Vancouver-based security vendor Absolute has brought its self-healing Persistence technology to endpoint applications. With the launch of their first Application Persistence offering, they leverage a core company technology to provide additional protection for third-party endpoint controls like VPN, anti-virus, encryption, and systems management.
“Persistence has been used as an enabling technology that has been the underpinning of our data and device security platform and products,” said Nima Baiati, Absolute’s Senior Director of Product Management. “It allows for great deal of network visibility and has self-healing capabilities. With the massive growth in the number of dispersed employees, this provides that same level of resilience and self healing that we have provided to ourselves to customer endpoints.”
The Persistence technology has been embedded in the firmware of more than one billion PCs and mobile devices worldwide. Baiati said the decision to expand the use of the Persistence technology was definitely driven by customers.
“We’ve had more and more customers who said they use our DDS [Device and Data Security] products and they like the Persistence technology,” he indicated. “They wanted to take it and apply it to other mission critical applications. So this was prompted by customer demand.”
Baiati acknowledged that as far as the overall market goes, there will be a bit of a sales job necessary to explain the value of Application Persistence, but said that the problem itself is well understood.
“In particular, a lot of large organizations build and deploy in-house applications which leverage open source, and these benefit greatly from an added level of resilience,” he said. “Persistence lets them ha build more resilient endpoints, in which the agents on them can self-heal or reinstall on their own if an attempt is made to remove or compromise the application. If offline, an application will reinstall as soon as the device goes online. It will also install on a virtual machine as long as it has connection to the Internet.”
The Application Persistence product is sold for specific applications.
“If say, an organization wants to make their VPN on it, it would go out on that application,” Baiati said. “We have yet to discover any applications that we can’t deploy on.”
While the solution has obvious benefits for large enterprises, Baiati said that it isn’t limited to them.
“We have current deployments across the broad – large enterprise, state and local, health care,” he said. “What resonates across all of them is that they are organizations that need greater resiliency with mission critical applications – especially those that are more strongly regulated, in the event that a breach takes place.”

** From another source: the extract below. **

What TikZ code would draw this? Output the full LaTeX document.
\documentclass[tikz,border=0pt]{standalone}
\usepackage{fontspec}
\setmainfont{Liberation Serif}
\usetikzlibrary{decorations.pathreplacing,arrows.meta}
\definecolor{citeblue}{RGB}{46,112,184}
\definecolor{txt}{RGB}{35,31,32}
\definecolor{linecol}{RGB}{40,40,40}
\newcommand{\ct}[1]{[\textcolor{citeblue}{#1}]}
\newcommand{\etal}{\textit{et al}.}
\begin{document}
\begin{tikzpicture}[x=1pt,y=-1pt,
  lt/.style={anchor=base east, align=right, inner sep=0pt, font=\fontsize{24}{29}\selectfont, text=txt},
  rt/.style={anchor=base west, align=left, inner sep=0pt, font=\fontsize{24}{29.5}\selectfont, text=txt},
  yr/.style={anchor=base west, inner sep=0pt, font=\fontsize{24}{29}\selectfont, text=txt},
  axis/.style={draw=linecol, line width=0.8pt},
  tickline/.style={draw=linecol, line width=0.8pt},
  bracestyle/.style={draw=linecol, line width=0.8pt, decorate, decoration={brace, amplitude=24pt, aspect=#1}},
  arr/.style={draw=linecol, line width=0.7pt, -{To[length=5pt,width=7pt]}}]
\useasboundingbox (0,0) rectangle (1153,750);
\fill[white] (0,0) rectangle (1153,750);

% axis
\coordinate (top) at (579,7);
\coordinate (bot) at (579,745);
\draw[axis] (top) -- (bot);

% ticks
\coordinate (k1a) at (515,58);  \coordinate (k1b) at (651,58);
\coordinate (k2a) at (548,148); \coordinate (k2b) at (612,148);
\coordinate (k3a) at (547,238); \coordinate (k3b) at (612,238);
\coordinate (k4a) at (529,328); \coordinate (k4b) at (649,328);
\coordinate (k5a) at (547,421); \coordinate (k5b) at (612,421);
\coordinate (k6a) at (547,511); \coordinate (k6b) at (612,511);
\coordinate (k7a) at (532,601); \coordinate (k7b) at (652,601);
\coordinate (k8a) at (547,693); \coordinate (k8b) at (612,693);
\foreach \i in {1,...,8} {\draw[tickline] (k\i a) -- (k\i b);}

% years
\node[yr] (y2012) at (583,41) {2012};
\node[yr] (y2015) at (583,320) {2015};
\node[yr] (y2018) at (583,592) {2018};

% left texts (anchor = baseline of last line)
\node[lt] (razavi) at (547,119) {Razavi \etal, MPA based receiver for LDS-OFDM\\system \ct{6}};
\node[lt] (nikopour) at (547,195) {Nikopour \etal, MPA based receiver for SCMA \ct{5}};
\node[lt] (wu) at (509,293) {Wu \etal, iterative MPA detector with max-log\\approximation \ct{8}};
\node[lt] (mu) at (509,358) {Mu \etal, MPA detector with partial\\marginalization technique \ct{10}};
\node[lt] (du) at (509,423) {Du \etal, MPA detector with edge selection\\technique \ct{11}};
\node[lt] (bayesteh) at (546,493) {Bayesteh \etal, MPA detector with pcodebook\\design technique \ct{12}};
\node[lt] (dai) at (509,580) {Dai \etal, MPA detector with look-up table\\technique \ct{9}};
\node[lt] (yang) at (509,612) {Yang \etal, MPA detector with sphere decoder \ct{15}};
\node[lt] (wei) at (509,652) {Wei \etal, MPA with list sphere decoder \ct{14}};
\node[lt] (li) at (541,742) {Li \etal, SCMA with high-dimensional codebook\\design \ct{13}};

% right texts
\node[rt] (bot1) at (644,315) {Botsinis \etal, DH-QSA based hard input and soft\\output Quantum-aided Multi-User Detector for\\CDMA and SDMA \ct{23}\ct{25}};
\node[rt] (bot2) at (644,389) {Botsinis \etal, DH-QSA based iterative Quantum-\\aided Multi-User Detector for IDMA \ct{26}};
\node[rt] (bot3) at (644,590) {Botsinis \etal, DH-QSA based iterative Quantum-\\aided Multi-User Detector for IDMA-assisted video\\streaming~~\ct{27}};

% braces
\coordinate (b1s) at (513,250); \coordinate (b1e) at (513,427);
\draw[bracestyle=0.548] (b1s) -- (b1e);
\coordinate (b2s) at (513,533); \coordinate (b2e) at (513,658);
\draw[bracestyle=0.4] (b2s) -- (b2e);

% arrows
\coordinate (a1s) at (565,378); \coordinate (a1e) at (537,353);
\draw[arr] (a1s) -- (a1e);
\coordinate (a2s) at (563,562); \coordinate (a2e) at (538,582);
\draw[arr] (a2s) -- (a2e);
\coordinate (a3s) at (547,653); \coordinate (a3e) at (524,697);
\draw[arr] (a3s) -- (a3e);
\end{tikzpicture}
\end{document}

Absolute ISV partners can leverage Application Persistence to build-in greater resiliency and differentiate their own security and management applications with the same embedded resiliency and visibility as Absolute’s own platform. Absolute solution providers can use the new solution to call on their install base.
“It’s definitely something where the channel can go back with this and add greater value to their customers,” Baiati said.
Application Persistence is currently available to the Absolute security industry ecosystem worldwide. Several early-adopters in the healthcare, financial services, pharmaceuticals and manufacturing industries have already started integrating the technology into their applications.